In 1955, Doris Day starred alongside James Cagney, in the film ‘Love Me or Leave Me’. This was a biopic about the life of Ruth Etting, who had been a huge star decades earlier. When I was a teenager, almost everyone had heard of Doris Day, but few could remember Ruth Etting. I did though, and owned two of her albums, including one with this song on it, from 1927.

Most of us of a certain age will recall the cartoon character, Betty Boop. With her dog Pudgy, this saucy jazz-age flapper got up to all sorts of adventures in the short films that featured her. She was inspired by the hugely popular singer, Helen Kane, and this song, from 1928. Before I was aware of the cartoon, I owned Helen’s records.

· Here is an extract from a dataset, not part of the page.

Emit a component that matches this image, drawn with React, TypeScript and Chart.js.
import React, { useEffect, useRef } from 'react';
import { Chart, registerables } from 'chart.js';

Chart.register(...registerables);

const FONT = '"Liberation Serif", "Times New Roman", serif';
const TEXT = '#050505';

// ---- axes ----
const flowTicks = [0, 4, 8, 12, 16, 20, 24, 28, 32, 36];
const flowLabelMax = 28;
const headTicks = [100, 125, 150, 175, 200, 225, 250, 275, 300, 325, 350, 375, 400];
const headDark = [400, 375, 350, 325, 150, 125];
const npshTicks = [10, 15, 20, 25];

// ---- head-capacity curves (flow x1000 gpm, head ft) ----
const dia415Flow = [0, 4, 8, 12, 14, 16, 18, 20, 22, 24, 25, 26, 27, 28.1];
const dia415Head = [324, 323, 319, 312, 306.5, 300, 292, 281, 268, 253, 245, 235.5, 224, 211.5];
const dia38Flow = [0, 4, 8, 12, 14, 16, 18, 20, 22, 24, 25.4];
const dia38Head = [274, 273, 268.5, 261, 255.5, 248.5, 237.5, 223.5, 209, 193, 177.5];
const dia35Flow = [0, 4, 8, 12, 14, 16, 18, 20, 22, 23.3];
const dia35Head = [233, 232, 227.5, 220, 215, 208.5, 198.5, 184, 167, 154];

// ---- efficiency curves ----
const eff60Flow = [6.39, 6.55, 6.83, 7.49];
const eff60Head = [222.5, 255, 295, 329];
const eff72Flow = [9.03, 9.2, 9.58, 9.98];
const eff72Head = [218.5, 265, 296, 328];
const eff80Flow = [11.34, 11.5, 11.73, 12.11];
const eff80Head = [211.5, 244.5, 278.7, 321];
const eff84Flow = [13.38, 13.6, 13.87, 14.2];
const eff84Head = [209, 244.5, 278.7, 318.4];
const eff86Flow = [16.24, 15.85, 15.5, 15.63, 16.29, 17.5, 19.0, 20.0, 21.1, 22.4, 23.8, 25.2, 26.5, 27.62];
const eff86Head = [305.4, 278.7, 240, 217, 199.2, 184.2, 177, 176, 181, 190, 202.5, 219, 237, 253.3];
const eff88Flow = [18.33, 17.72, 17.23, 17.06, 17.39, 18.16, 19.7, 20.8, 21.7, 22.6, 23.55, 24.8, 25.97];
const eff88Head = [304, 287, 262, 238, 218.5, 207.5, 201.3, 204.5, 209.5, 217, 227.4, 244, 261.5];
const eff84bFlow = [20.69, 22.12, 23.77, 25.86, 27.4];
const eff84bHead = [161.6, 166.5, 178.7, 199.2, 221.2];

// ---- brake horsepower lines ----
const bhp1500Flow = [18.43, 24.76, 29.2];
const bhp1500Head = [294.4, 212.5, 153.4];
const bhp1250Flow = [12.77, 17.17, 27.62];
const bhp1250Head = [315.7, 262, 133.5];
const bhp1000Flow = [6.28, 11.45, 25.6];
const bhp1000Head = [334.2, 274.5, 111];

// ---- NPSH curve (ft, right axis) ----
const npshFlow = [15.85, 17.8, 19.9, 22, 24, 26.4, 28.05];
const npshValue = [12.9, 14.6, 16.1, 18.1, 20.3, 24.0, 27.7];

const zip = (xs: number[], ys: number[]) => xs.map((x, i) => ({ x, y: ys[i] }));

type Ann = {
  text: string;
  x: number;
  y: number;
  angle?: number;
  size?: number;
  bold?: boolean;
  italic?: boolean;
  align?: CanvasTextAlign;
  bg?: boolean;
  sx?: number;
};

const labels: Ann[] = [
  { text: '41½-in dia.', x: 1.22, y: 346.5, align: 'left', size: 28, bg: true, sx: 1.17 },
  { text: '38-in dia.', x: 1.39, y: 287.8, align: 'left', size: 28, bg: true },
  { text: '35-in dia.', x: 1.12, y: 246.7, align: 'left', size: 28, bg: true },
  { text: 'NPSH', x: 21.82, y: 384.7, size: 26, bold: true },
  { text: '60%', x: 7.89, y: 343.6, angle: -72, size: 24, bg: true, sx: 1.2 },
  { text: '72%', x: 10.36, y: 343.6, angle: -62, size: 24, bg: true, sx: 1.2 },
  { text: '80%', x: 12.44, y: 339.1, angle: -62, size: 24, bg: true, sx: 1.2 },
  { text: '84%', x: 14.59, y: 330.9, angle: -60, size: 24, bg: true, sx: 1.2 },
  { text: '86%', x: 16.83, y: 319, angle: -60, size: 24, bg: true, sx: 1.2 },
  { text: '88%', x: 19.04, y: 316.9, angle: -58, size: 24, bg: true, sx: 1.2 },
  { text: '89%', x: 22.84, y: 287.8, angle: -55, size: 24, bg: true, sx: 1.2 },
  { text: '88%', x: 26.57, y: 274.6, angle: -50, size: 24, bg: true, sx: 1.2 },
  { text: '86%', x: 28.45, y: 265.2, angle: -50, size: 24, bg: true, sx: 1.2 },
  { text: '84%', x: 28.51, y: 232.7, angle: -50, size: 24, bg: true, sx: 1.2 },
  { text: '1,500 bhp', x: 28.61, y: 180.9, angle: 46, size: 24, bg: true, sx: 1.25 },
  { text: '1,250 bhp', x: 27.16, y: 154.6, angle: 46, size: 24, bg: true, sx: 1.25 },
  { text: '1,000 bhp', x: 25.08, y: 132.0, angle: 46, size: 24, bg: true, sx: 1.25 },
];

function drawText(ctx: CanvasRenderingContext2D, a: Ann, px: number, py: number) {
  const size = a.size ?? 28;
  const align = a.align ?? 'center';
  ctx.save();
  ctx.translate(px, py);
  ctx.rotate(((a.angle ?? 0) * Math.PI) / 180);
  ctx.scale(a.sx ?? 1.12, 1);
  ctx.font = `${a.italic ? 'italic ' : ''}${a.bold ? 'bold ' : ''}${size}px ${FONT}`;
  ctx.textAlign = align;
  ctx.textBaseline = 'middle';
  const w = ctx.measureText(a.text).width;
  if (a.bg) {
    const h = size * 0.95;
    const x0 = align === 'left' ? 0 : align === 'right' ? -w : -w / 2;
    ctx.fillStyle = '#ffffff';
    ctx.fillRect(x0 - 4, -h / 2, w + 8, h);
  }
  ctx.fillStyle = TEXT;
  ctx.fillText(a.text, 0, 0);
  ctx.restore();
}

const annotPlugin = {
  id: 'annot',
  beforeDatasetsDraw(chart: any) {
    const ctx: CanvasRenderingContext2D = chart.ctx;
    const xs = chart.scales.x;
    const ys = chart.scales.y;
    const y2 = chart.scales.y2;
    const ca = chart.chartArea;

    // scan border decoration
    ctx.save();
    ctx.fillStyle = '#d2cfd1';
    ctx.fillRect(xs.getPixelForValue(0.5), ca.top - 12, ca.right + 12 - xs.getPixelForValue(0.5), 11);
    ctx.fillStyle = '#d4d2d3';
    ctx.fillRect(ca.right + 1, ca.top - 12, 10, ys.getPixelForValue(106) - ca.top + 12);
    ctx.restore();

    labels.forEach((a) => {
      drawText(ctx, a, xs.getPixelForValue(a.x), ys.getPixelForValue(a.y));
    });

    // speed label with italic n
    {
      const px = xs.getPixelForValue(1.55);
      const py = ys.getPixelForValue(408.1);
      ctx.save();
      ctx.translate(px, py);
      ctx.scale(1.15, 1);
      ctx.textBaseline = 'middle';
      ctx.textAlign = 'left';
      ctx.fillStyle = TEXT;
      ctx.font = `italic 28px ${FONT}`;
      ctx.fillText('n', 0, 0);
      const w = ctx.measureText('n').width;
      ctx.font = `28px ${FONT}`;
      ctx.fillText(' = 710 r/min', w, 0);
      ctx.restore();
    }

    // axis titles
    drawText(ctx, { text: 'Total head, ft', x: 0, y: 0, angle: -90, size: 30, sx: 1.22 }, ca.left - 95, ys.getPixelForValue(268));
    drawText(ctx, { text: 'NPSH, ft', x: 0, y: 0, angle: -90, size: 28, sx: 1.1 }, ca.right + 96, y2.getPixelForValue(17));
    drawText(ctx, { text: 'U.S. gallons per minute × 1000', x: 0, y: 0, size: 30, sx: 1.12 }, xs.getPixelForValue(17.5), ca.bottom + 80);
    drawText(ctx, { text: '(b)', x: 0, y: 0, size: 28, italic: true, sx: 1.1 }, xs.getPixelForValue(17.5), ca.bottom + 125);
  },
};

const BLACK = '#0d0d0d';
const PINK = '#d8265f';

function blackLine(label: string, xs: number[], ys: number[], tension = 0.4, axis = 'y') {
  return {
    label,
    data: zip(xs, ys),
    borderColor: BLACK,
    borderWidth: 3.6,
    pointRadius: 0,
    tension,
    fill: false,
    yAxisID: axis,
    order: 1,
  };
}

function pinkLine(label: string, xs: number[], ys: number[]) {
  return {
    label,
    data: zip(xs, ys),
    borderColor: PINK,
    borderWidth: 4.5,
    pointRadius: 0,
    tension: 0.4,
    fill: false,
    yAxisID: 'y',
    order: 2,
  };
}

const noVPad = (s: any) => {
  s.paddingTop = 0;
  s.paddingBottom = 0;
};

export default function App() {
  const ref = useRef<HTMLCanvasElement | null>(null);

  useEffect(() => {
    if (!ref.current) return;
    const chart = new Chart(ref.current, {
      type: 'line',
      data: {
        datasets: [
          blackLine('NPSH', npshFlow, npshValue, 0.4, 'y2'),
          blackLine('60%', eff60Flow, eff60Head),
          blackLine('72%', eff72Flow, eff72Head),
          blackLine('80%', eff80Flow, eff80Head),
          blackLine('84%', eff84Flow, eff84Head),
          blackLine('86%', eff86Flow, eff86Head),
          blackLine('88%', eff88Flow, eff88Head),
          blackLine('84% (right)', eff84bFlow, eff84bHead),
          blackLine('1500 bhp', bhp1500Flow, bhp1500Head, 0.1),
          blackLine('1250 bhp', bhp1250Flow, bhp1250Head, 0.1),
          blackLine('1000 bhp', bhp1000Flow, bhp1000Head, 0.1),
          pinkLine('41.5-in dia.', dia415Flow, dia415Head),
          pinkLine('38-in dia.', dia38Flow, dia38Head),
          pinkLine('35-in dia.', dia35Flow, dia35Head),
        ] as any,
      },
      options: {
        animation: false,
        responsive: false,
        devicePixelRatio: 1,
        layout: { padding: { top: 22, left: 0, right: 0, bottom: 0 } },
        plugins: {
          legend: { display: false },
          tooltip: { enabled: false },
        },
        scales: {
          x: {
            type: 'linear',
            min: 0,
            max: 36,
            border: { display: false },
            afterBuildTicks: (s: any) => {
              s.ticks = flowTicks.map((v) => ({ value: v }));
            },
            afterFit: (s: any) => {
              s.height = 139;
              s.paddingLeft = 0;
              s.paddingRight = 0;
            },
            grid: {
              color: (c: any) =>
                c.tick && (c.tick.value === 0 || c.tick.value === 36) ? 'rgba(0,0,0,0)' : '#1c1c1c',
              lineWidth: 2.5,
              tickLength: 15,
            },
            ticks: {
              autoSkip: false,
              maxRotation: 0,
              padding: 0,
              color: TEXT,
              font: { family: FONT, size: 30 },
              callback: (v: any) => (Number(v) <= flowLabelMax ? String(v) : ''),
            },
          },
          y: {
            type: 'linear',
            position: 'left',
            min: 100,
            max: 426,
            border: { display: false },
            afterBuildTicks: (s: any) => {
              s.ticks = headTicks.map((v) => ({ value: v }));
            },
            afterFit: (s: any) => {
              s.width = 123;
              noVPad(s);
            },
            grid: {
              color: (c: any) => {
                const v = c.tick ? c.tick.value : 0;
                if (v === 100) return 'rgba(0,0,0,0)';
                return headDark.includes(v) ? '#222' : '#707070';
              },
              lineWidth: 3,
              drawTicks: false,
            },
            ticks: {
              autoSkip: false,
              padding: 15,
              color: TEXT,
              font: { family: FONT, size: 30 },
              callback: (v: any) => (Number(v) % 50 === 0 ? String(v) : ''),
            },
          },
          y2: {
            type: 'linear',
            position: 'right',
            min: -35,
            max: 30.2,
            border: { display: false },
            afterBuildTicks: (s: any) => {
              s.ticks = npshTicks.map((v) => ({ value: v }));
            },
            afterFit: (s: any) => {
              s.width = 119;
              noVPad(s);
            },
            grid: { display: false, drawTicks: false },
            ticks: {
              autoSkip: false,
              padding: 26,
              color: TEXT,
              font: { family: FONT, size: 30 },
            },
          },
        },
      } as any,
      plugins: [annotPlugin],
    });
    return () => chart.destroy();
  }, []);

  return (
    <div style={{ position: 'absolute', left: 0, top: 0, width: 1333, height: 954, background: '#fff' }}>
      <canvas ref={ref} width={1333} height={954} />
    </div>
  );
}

And here’s Betty, with her version.

Whenever I am in a certain mood, I love to travel back in time with great songs like these. I hope that you enjoyed coming back with me.

33 thoughts on “My musical time travels

  1. I LOVED this post, Pete! I have always been a fan of Betty!😀 I had no idea she was based off Helen Kane! Also I love Judy Garland! I’ve always had a thing for the classics and you helped remind me of some good memories. I’m going to have to do a post about music and different influences throughout my life with how many people I have encountered. Thanks so much for sharing this one with me! Yay! I just LOVE Betty Boop! My car is decorated with her because people know I love her so biy me gifts with her! She’s the bee’s knees for sure!😍

    Liked by 1 person

      1. me too-I try to remember the many beautiful details of how things were. I am quite thankful for break thrus and all that has been accomplished but why did we have to lose our heart ? our manners, self discipline, our values? let me stop now-I like to spend a while in the past too.

        Liked by 1 person

  2. The little piece of your history is always so charming to hear about. The songs though unfamilar to moi, raise a pitter patter of smiles that resonate in my heart.

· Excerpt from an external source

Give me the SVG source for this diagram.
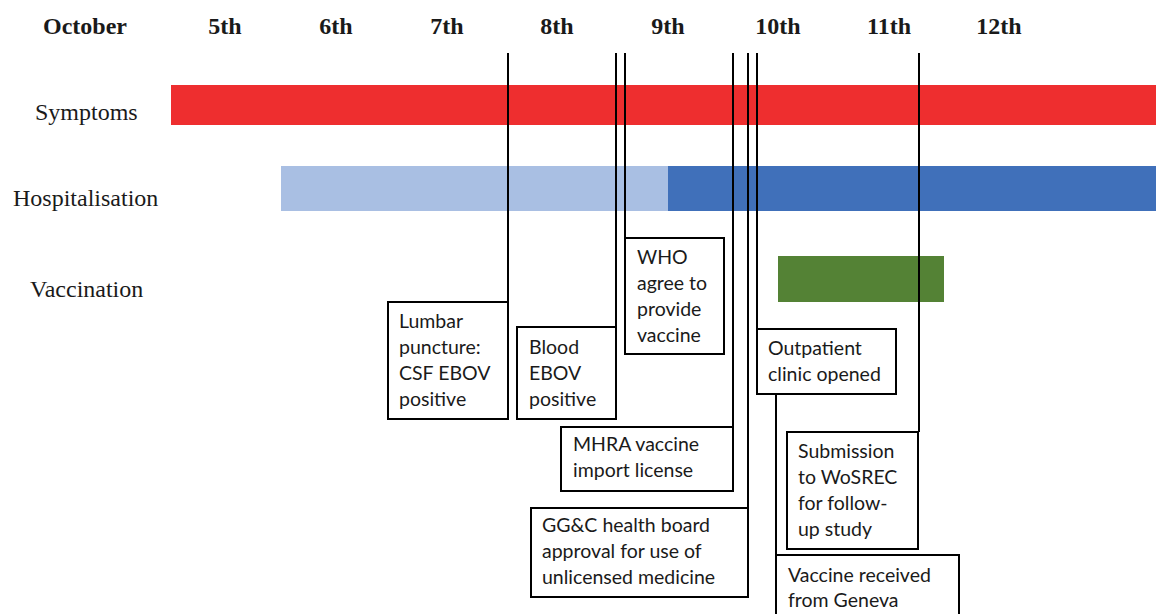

    I’ve always admired Judy Garland in the Wizard of Oz which I used to repeatedly watch as a child. The song ‘Where and When’ is my most favourable amongst the song choices here.

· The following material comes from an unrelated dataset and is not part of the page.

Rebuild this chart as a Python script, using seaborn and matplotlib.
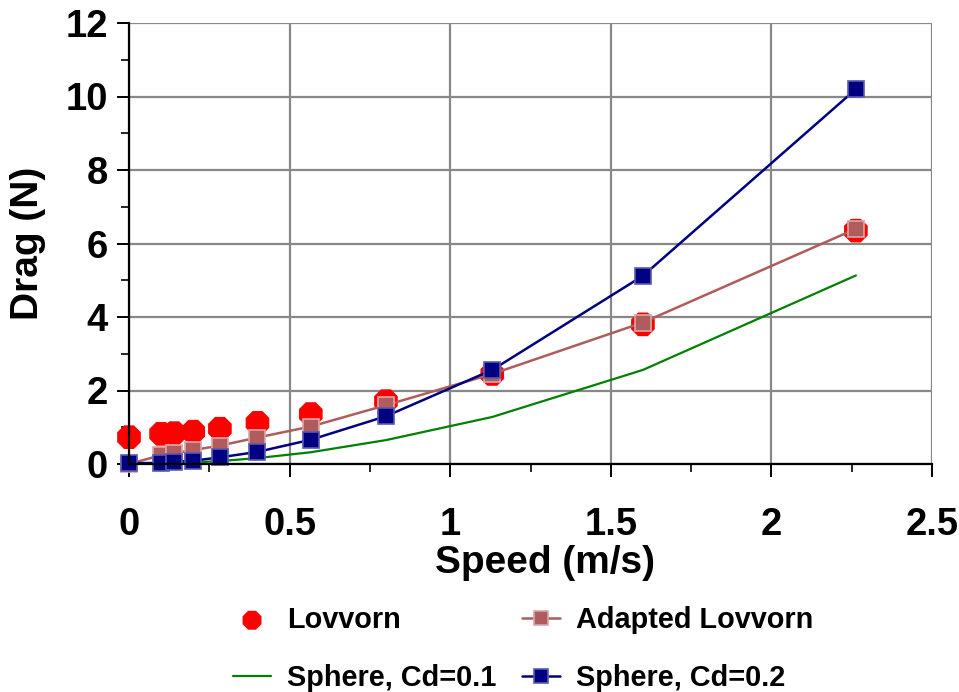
import matplotlib
matplotlib.use("Agg")
import matplotlib.pyplot as plt
import seaborn as sns
import numpy as np
import pandas as pd
from matplotlib.ticker import MultipleLocator

speed = [0.0, 0.1, 0.141, 0.2, 0.283, 0.4, 0.566, 0.8, 1.131, 1.6, 2.263]
lovvorn = [0.73, 0.82, 0.84, 0.88, 0.96, 1.12, 1.36, 1.71, 2.45, 3.8, 6.35]
adapted = [0.0, 0.24, 0.29, 0.38, 0.5, 0.72, 1.02, 1.6, 2.45, 3.85, 6.4]
sphere01 = [0.0, 0.01, 0.02, 0.04, 0.08, 0.16, 0.32, 0.65, 1.28, 2.56, 5.13]
sphere02 = [0.02, 0.03, 0.06, 0.09, 0.18, 0.33, 0.66, 1.3, 2.56, 5.12, 10.2]

sns.set_style("white")
plt.rcParams['font.family'] = ['Liberation Sans', 'DejaVu Sans']
plt.rcParams['font.weight'] = 'bold'
plt.rcParams['text.color'] = 'black'
plt.rcParams['axes.labelcolor'] = 'black'
plt.rcParams['xtick.color'] = 'black'
plt.rcParams['ytick.color'] = 'black'

fig = plt.figure(figsize=(9.59, 6.92), dpi=100)
ax = fig.add_axes([129/959, 1-464/692, (932-129)/959, (464-23)/692])

df = pd.DataFrame({"speed": speed, "lovvorn": lovvorn, "adapted": adapted,
                   "s01": sphere01, "s02": sphere02})

sns.scatterplot(data=df, x="speed", y="lovvorn", ax=ax, color="#FF0000", s=340,
                marker="8", edgecolor="none", label="Lovvorn", zorder=3, clip_on=False)
sns.lineplot(data=df, x="speed", y="s01", ax=ax, color="#008000", lw=1.6,
             label="Sphere, Cd=0.1", zorder=4)
sns.lineplot(data=df, x="speed", y="adapted", ax=ax, color="#B05C5C", lw=1.8,
             marker="s", markersize=12, markeredgecolor="#D8A8A8", markeredgewidth=1.2,
             label="Adapted Lovvorn", zorder=5, clip_on=False)
sns.lineplot(data=df, x="speed", y="s02", ax=ax, color="#000080", lw=1.8,
             marker="s", markersize=12, markeredgecolor="#5A5AB0", markeredgewidth=1.2,
             label="Sphere, Cd=0.2", zorder=6, clip_on=False)

ax.set_xlim(0, 2.5)
ax.set_ylim(0, 12)
ax.xaxis.set_minor_locator(MultipleLocator(0.25))
ax.yaxis.set_major_locator(MultipleLocator(2))
ax.yaxis.set_minor_locator(MultipleLocator(1))
ax.set_xticks([0, 0.5, 1, 1.5, 2, 2.5])
ax.set_xticklabels(["0", "0.5", "1", "1.5", "2", "2.5"])
ax.grid(True, which="major", color="#888888", lw=1.6)
ax.set_axisbelow(True)
for s in ["top", "right"]:
    ax.spines[s].set_visible(False)
for s in ["left", "bottom"]:
    ax.spines[s].set_color("black")
    ax.spines[s].set_linewidth(1.6)
    ax.spines[s].set_zorder(10)
ax.tick_params(axis="both", which="major", direction="out", length=9, width=1.4,
               color="black", labelsize=27.5, bottom=True, left=True)
ax.tick_params(axis="x", which="major", pad=22)
ax.tick_params(axis="y", which="major", pad=6)
ax.tick_params(axis="both", which="minor", direction="out", length=6, width=1.2,
               color="black", bottom=True, left=True)
for lab in ax.get_xticklabels() + ax.get_yticklabels():
    lab.set_fontweight("bold")
ax.set_xlabel("Speed (m/s)", fontsize=28, fontweight="bold", va="center")
ax.xaxis.set_label_coords((545-129)/803, (464-563)/441)
ax.set_ylabel("Drag (N)", fontsize=28, fontweight="bold", va="center")
ax.yaxis.set_label_coords((28-129)/803, (464-243)/441)

handles, labels = ax.get_legend_handles_labels()
order = ["Lovvorn", "Sphere, Cd=0.1", "Adapted Lovvorn", "Sphere, Cd=0.2"]
hmap = dict(zip(labels, handles))
ax.legend([hmap[k] for k in order], order, ncol=2, loc="center",
          bbox_to_anchor=(523/959, 1-649/692), bbox_transform=fig.transFigure,
          frameon=False, prop={"size": 20.8, "weight": "bold"},
          columnspacing=0.9, handlelength=1.3, handletextpad=0.55,
          labelspacing=1.05, markerscale=0.8)

fig.savefig("out.png", dpi=100)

    I vividly recall seeing Betty Boop in a bizzare animated movie made in 1989 and then her appearance in Who Framed Roger Rabbit. There was certainly some hot competition with Mrs Jessica Rabbit.

    Liked by 1 person

    1. Thanks, Sonea. The ‘regenerated’ Betty Boop lacked some of the charm and sauciness of the grainy originals, I found. Those other old songs have stayed in my mind for so long, and have always enchanted me. I would love to have been from that generation. (1920s) Such elegance, mixed with a devil-may-care attitude.
      Best wishes, Pete.

      Liked by 1 person

      1. Ah of course. It had a lot of charm amongst the glamour. Though most of these were before my time, my late 80’s heart seems to have stopped beating in the tune of the present as much, though I accept it with humbleness.

        Liked by 1 person

  3. I really like Ruth Etting’s voice, and “Love Me or Leave Me” is a beautiful song. The only song I knew was “I Wanna Be Loved By You,” but as sung by Marilyn Monroe in “Some Like It Hot.” Here in Las Vegas, Betty Boop merchandise sells quite well, by the way.

    Liked by 1 person

  4. Thanks Pete for the musical time travel! I too love this type of music though I admit I havn’t heard of many of the names you brought up from earlier generations. Funny Girl was one of my favorites growing up, and I loved Barbra’s rendition of My Man. Nice to see the real Fanny Brice sing it, though quite a different style. And fun to see Judy and Mickey together again too! Judy’s voice was amazing and so tender at that age.

    Liked by 1 person

    1. I love those old stars of the 20s and 30s. They had such heartbreaking voices. One of the things that is great about You Tube, is that after selling most of those albums years ago (during financial constraints) I am able to enjoy all my favourites anytime.
      Best wishes, Pete.

      Liked by 1 person

  5. I am particularly grateful to be introduced to Ruth Etting – I guess her lower singing voice appeals to our modern taste more than some of her contemporary sopranos…

    Liked by 2 people

  6. Wonderful time travels, thank you, as ever. I love the same sort of music, too, some of it nearly a century old, not because of nostalgia, but because it sings true to the jaded heart.